- Directed by: Charles Officer
- Written by: Charles Officer
- Produced by: Lea Marin
- Cinematography: Mike McLaughlin
- Edited by: Andres Landau
- Music by: Menalon
- Production company: National Film Board of Canada
- Release date: May 1, 2017 (Hot Docs);
- Running time: 86 minutes
- Country: Canada
- Language: English

= Unarmed Verses =

Unarmed Verses is a 2017 Canadian documentary film, directed by Charles Officer. The film centres on the predominantly Black Canadian former residents of Villaways, a Toronto Community Housing project which is undergoing demolition and revitalization.

The film premiered at Hot Docs, where it won the award for Best Canadian Feature Documentary.

== Synopsis ==
The documentary follows a year in the life of 12-year-old Francine Valentine and her family during her involvement in a songwriting and recording program run by Art Starts.
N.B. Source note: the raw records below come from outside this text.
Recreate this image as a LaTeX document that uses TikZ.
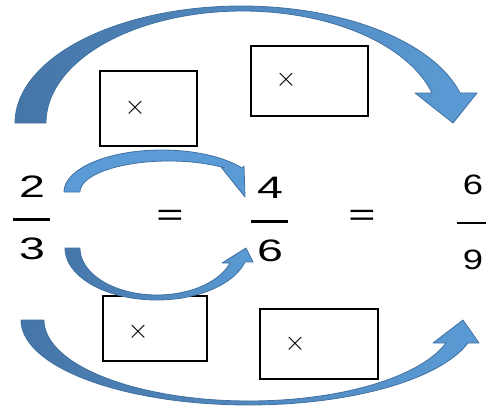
\documentclass[tikz,border=0pt]{standalone}
\usepackage{fontspec}
\usepackage{graphicx}
\setmainfont{Liberation Sans}
\definecolor{ltblue}{RGB}{91,155,213}
\definecolor{dkblue}{RGB}{70,118,168}
\definecolor{arrowedge}{RGB}{65,113,160}
\newcommand{\bigcross}{\scalebox{2.7}{$\times$}}
\begin{document}
\begin{tikzpicture}[x=1pt,y=-1pt,
  arrowshape/.style={draw=arrowedge, line width=0.8pt, line join=round},
  box/.style={draw=black, line width=1.8pt, inner sep=0pt},
  num/.style={font=\fontsize{31}{31}\selectfont, inner sep=0pt},
  smallnum/.style={font=\fontsize{28}{28}\selectfont, inner sep=0pt},
  cross/.style={font=\normalsize, inner sep=0pt},
  bar/.style={line width=3pt}]
\useasboundingbox (0,0) rectangle (486,409);

% boxes
\node[box, minimum width=97pt, minimum height=75pt] (b1) at (148.5,108.5) {};
\node[box, minimum width=117pt, minimum height=70pt] (b2) at (309.5,81) {};
\node[box, minimum width=104pt, minimum height=65pt] (b3) at (155,328.5) {};
\node[box, minimum width=118pt, minimum height=70pt] (b4) at (319,344) {};
\node[cross] (x1) at (135,108) {\bigcross};
\node[cross] (x2) at (286,80) {\bigcross};
\node[cross] (x3) at (138,332) {\bigcross};
\node[cross] (x4) at (295,344) {\bigcross};

% big top arrow
\shadedraw[arrowshape, left color=dkblue, right color=ltblue]
  plot[domain=180:345.1, samples=90, variable=\t] ({241.3+226.3*cos(\t)},{123+117*sin(\t)})
  -- (477,93) -- (453,123) -- (415,93) -- (432,93)
  -- plot[domain=344.5:180, samples=90, variable=\t] ({242.6+196.6*cos(\t)},{123+112*sin(\t)})
  -- cycle;

% big bottom arrow
\shadedraw[arrowshape, left color=dkblue, right color=ltblue]
  plot[domain=180:15.7, samples=90, variable=\t] ({248.7+227.7*cos(\t)},{320+85*sin(\t)})
  -- (479,343) -- (463,320) -- (433,343) -- (446,343)
  -- plot[domain=16.5:180, samples=90, variable=\t] ({249.2+205.2*cos(\t)},{320+81*sin(\t)})
  -- cycle;

% small top arrow
\filldraw[arrowshape, fill=ltblue]
  plot[domain=180:325.2, samples=60, variable=\t] ({161.8+97.8*cos(\t)},{192+42*sin(\t)})
  -- (244,166) -- (245,197) -- (221,167) -- (225,168)
  -- plot[domain=309.3:180, samples=60, variable=\t] ({168.8+88.8*cos(\t)},{192+31*sin(\t)})
  -- cycle;

% small bottom arrow
\shadedraw[arrowshape, left color=dkblue, right color=ltblue]
  plot[domain=180:15.6, samples=60, variable=\t] ({156.7+91.7*cos(\t)},{248+52*sin(\t)})
  -- (253,262) -- (246,248) -- (222,263) -- (230,263)
  -- plot[domain=18.6:180, samples=60, variable=\t] ({157+77*cos(\t)},{248+47*sin(\t)})
  -- cycle;

% fractions
\node[num] (n2) at (32,187) {\scalebox{1.5}[1]{2}};
\node[num] (d3) at (32,249) {\scalebox{1.5}[1]{3}};
\draw[bar] (13,219) coordinate (a1) -- (50,219) coordinate (a2);
\node[num] (n4) at (270,188) {\scalebox{1.5}[1]{4}};
\node[num] (d6) at (270,251) {\scalebox{1.5}[1]{6}};
\draw[bar] (251,221) coordinate (c1) -- (288,221) coordinate (c2);
\node[smallnum] (n6) at (473,185) {\scalebox{1.3}[1]{6}};
\node[smallnum] (d9) at (473,260) {\scalebox{1.3}[1]{9}};
\draw[bar, line width=2.5pt] (457,223) coordinate (e1) -- (486,223) coordinate (e2);
\node[num] (eq1) at (170,218) {\scalebox{1.5}[1]{=}};
\node[num] (eq2) at (362,218) {\scalebox{1.5}[1]{=}};
\end{tikzpicture}
\end{document}
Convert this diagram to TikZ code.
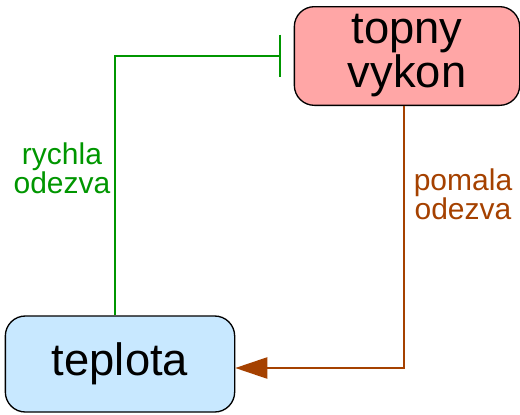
\documentclass[tikz,border=0pt]{standalone}
\usepackage{fontspec}
\setmainfont{Liberation Sans}
\usetikzlibrary{arrows.meta,positioning,calc}
\definecolor{pwrFill}  {RGB}{255,166,166}
\definecolor{tempFill} {RGB}{200,232,255}
\definecolor{fastGreen}{RGB}{0,150,0}
\definecolor{slowBrown}{RGB}{165,65,0}

\tikzset{
  block/.style={draw=black,line width=1pt,rounded corners=15pt,align=center,
                font=\fontsize{34}{33}\selectfont},
  lbl/.style={align=center,font=\fontsize{22.5}{20}\selectfont},
}

\begin{document}
\begin{tikzpicture}[x=0.75pt,y=-0.75pt]

    \useasboundingbox (0,0) rectangle (520,414);

    % ── BLOKY ─────────────────────────────────────────────
    \node[block,fill=pwrFill,minimum width=169pt,minimum height=74pt]
      (pwr) at (407,56){topny\\vykon};

    \node[block,fill=tempFill,minimum width=172pt,minimum height=72pt]
      (temp) at (120,364){teplota};

    % ── RYCHLA ODEZVA ─────────────────────────────────────
    \coordinate (fastTop) at ($(pwr.west)+(-13,0)$);
    \draw[fastGreen,line width=1pt,-{Bar[width=32pt]}]
      ([xshift=-3.75pt]temp.north) |- (fastTop);

    \node[lbl,text=fastGreen] (fastLbl) at (62,168){rychla\\odezva};

    % ── POMALA ODEZVA ─────────────────────────────────────
    \draw[slowBrown,line width=1pt,-{Triangle[length=24pt,width=16pt]}]
      ([xshift=-2.25pt]pwr.south) |- ([yshift=-3pt]temp.east);

    \node[lbl,text=slowBrown] (slowLbl) at (463,194){pomala\\odezva};

\end{tikzpicture}
\end{document}
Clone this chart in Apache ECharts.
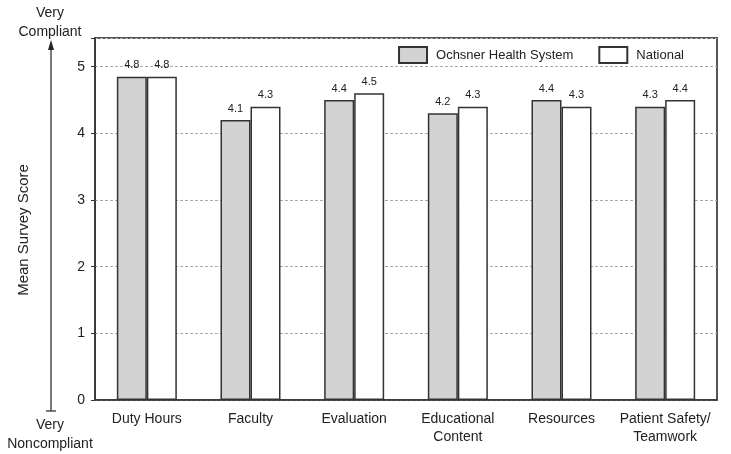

Valentine struggles with her lack of self-esteem and self-identity. The film is set against the backdrop of community gentrification and apparent lack of concern for her and her neighbourhood.

==Awards==
In December 2017, the Toronto International Film Festival named the film to its annual Canada's Top Ten list of the ten best Canadian films. It won the People's Choice Award at the Canada's Top Ten minifestival in January 2018.

At the 5th Canadian Screen Awards, Unarmed Verses received two Canadian Screen Award nominations for Best Feature Length Documentary, and for Best Cinematography in a Documentary (Mike McLaughlin).